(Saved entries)

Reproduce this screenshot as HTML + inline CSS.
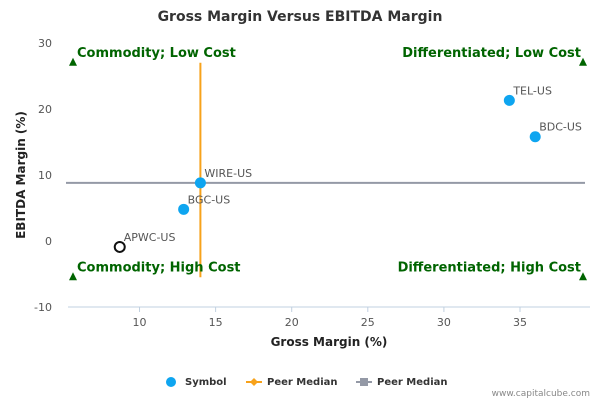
<!DOCTYPE html>
<html><head><meta charset="utf-8"><style>
body{margin:0;background:#fff}
svg{font-family:"DejaVu Sans","Liberation Sans",sans-serif}
</style></head><body>
<svg id="chart" width="600" height="400" viewBox="0 0 600 400">
<text x="300" y="21" text-anchor="middle" font-size="14" font-weight="bold" fill="#333">Gross Margin Versus EBITDA Margin</text>
<g id="axes"></g>
<g id="marks"></g>
<text x="329" y="346" text-anchor="middle" font-size="12" font-weight="bold" fill="#222">Gross Margin (%)</text>
<text transform="translate(25,175) rotate(-90)" text-anchor="middle" font-size="12" font-weight="bold" fill="#222">EBITDA Margin (%)</text>
<g font-size="10" font-weight="bold" fill="#333">
<g><circle cx="171" cy="382" r="5" fill="#0ea5f0"/><text x="185" y="385">Symbol</text></g>
<g><line x1="246" y1="382" x2="262" y2="382" stroke="#f7a21b" stroke-width="2"/><path d="M254 378 L258 382 L254 386 L250 382Z" fill="#f7a21b"/><text x="267" y="385">Peer Median</text></g>
<g><line x1="356" y1="382" x2="372" y2="382" stroke="#9499a6" stroke-width="2"/><rect x="360" y="378" width="8" height="8" fill="#9499a6"/><text x="377" y="385">Peer Median</text></g>
</g>
<text x="590" y="396" text-anchor="end" font-size="9" fill="#888">www.capitalcube.com</text>
</svg>
<script>
const xTicks=[10,15,20,25,30,35];
const yTicks=[-10,0,10,20,30];
const names=["TEL-US","BDC-US","WIRE-US","BGC-US","APWC-US"];
const gross=[34.3,36.0,14.0,12.9,8.7];
const ebitda=[21.3,15.8,8.8,4.8,-0.9];
const hollow=[false,false,false,false,true];
const medianGross=[14.0];
const medianEbitda=[8.8];
const quadLabels=["Commodity; Low Cost","Differentiated; Low Cost","Commodity; High Cost","Differentiated; High Cost"];
const xMin=5.3,xMax=39.6,yMin=-10,yMax=30,yTop=27,yBot=-5.5;
const L=68,R=590,T=43,B=307;
const sx=v=>L+(v-xMin)/(xMax-xMin)*(R-L);
const sy=v=>B-(v-yMin)/(yMax-yMin)*(B-T);
const NS="http://www.w3.org/2000/svg";
function mk(t,a,p){const e=document.createElementNS(NS,t);for(const k in a)e.setAttribute(k,a[k]);p.appendChild(e);return e;}
const ax=document.getElementById('axes'),mg=document.getElementById('marks');
const xl=mk('line',{x1:L,y1:B,x2:R,y2:B,stroke:'#c0d0e0'},ax);


xTicks.forEach(v=>{const t=mk('line',{x1:sx(v),y1:B,x2:sx(v),y2:B+5,stroke:'#c0d0e0'},ax);


const l=mk('text',{x:sx(v),y:B+19,'text-anchor':'middle','font-size':11,fill:'#555'},ax);l.textContent=v;

});
yTicks.forEach(v=>{const l=mk('text',{x:52,y:sy(v)+4,'text-anchor':'end','font-size':11,fill:'#555'},ax);l.textContent=v;

});
const hm=mk('line',{x1:L-2,y1:sy(medianEbitda[0]),x2:585,y2:sy(medianEbitda[0]),stroke:'#9499a6','stroke-width':2},mg);


const vm=mk('line',{x1:sx(medianGross[0]),y1:sy(yTop),x2:sx(medianGross[0]),y2:sy(yBot),stroke:'#f7a21b','stroke-width':2},mg);


const qx=[73,583,73,583],qy=[yTop,yTop,yBot,yBot];
quadLabels.forEach((s,i)=>{const x=qx[i],y=sy(qy[i]);
const tr=mk('path',{d:`M${x} ${y-5} L${x+4} ${y+3} L${x-4} ${y+3}Z`,fill:'#006400'},mg);


const right=i%2==1;
const t=mk('text',{x:right?x-2:x+4,y:y-6,'text-anchor':right?'end':'start','font-size':13,'font-weight':'bold',fill:'#006400'},mg);t.textContent=s;

});
names.forEach((n,i)=>{const cx=sx(gross[i]),cy=sy(ebitda[i]);
const c=mk('circle',hollow[i]?{cx,cy,r:5,fill:'#fff',stroke:'#111','stroke-width':2}:{cx,cy,r:5.5,fill:'#0ea5f0'},mg);


const t=mk('text',{x:cx+4,y:cy-6,'font-size':11,fill:'#555'},mg);t.textContent=n;

});
</script>
</body></html>
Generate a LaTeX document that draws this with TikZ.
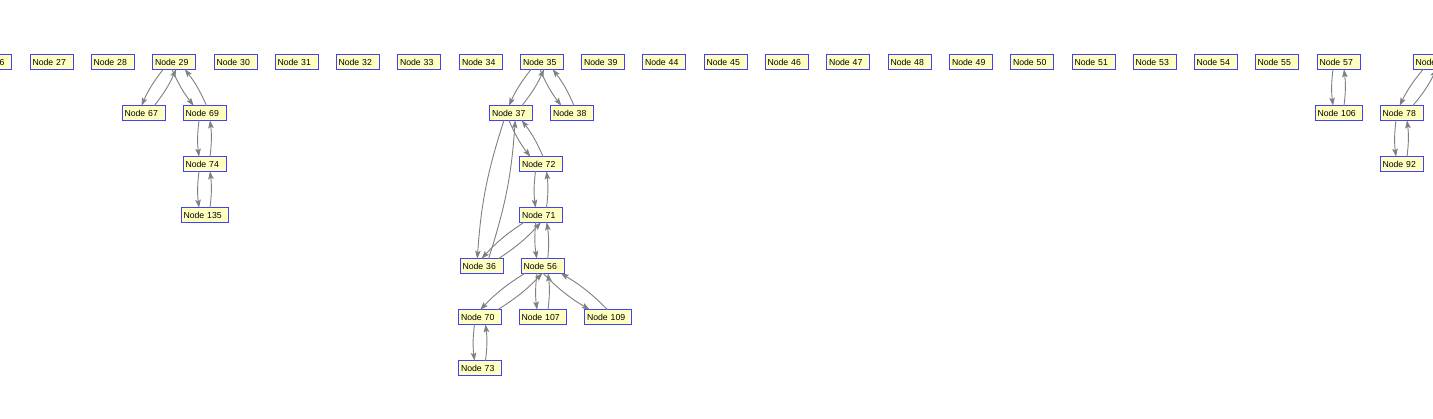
\documentclass[tikz,border=0pt]{standalone}
\usepackage{fontspec}
\setmainfont{Liberation Sans}
\usetikzlibrary{calc,arrows.meta}
\definecolor{nodefill}{RGB}{255,255,192}
\definecolor{nodeline}{RGB}{64,64,255}
\definecolor{edgegray}{RGB}{128,128,128}
\tikzset{
  box/.style={draw=nodeline, fill=nodefill, line width=1pt, inner xsep=2.5pt, inner ysep=0pt,
    text width=38pt, align=left, minimum height=14.5pt, font=\fontsize{8.7}{10}\selectfont},
  boxw/.style={box, text width=42pt},
  edge/.style={draw=edgegray, line width=0.9pt, -{Stealth[length=8pt,width=5.5pt,inset=1.5pt]}}
}
\newcommand\bipair[2]{%
  \path let \p1=(#1.center), \p2=(#2.center),
    \n1={\x2-\x1}, \n2={\y1-\y2}, \n3={veclen(\x2-\x1,\y2-\y1)},
    \n4={7.25*\n1/\n2}, \n5={5.5*\n3/\n2} in
    coordinate (#1-#2-a) at (\x1+\n4-\n5,\y1-7.25pt)
    coordinate (#1-#2-b) at (\x2-\n4-\n5,\y2+7.25pt)
    coordinate (#1-#2-c) at (\x2-\n4+\n5,\y2+7.25pt)
    coordinate (#1-#2-d) at (\x1+\n4+\n5,\y1-7.25pt);
  \draw[edge] (#1-#2-a) to[bend right=7] (#1-#2-b);
  \draw[edge] (#1-#2-c) to[bend right=7] (#1-#2-d);
}
\begin{document}
\begin{tikzpicture}[x=1pt,y=1pt]
\useasboundingbox[fill=white] (0,0) rectangle (1433,-419);
\clip (0,0) rectangle (1433,-419);
% top row
\node[box] (n26) at (-10,-62) {Node 26};
\node[box] (n27) at (51.5,-62) {Node 27};
\node[box] (n28) at (112.5,-62) {Node 28};
\node[box] (n29) at (174,-62) {Node 29};
\node[box] (n30) at (235.5,-62) {Node 30};
\node[box] (n31) at (296.5,-62) {Node 31};
\node[box] (n32) at (357.5,-62) {Node 32};
\node[box] (n33) at (419,-62) {Node 33};
\node[box] (n34) at (481,-62) {Node 34};
\node[box] (n35) at (542,-62) {Node 35};
\node[box] (n39) at (603,-62) {Node 39};
\node[box] (n44) at (664,-62) {Node 44};
\node[box] (n45) at (725.5,-62) {Node 45};
\node[box] (n46) at (786.5,-62) {Node 46};
\node[box] (n47) at (848,-62) {Node 47};
\node[box] (n48) at (909.5,-62) {Node 48};
\node[box] (n49) at (971,-62) {Node 49};
\node[box] (n50) at (1032,-62) {Node 50};
\node[box] (n51) at (1093.5,-62) {Node 51};
\node[box] (n53) at (1154.5,-62) {Node 53};
\node[box] (n54) at (1215.5,-62) {Node 54};
\node[box] (n55) at (1276.5,-62) {Node 55};
\node[box] (n57) at (1338.5,-62) {Node 57};
\node[box] (n58) at (1434.5,-62) {Node 58};
% row 2
\node[box] (n67) at (143.5,-113) {Node 67};
\node[box] (n69) at (204.5,-113) {Node 69};
\node[box] (n37) at (511,-113) {Node 37};
\node[box] (n38) at (572,-113) {Node 38};
\node[boxw] (n106) at (1338.5,-113) {Node 106};
\node[box] (n78) at (1401.5,-113) {Node 78};
% row 3
\node[box] (n74) at (204.5,-164) {Node 74};
\node[box] (n72) at (541,-164) {Node 72};
\node[box] (n92) at (1401.5,-164) {Node 92};
% row 4
\node[boxw] (n135) at (204.5,-215) {Node 135};
\node[box] (n71) at (541,-215) {Node 71};
% row 5
\node[box] (n36) at (481.5,-266) {Node 36};
\node[box] (n56) at (542.5,-266) {Node 56};
% row 6
\node[box] (n70) at (480,-317) {Node 70};
\node[boxw] (n107) at (542.5,-317) {Node 107};
\node[boxw] (n109) at (608,-317) {Node 109};
% row 7
\node[box] (n73) at (480,-368) {Node 73};
% edges
\bipair{n29}{n67}
\bipair{n29}{n69}
\bipair{n69}{n74}
\bipair{n74}{n135}
\bipair{n35}{n37}
\bipair{n35}{n38}
\bipair{n37}{n72}
\bipair{n37}{n36}
\bipair{n72}{n71}
\bipair{n71}{n36}
\bipair{n71}{n56}
\bipair{n56}{n70}
\bipair{n56}{n107}
\bipair{n56}{n109}
\bipair{n70}{n73}
\bipair{n57}{n106}
\bipair{n58}{n78}
\bipair{n78}{n92}
\end{tikzpicture}
\end{document}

## Stated problem
Return every line in the listing that contains the word "this".

## Answer to the exercise
Reproduce this screenshot as HTML + inline CSS.
Generate a LaTeX document that draws this with TikZ.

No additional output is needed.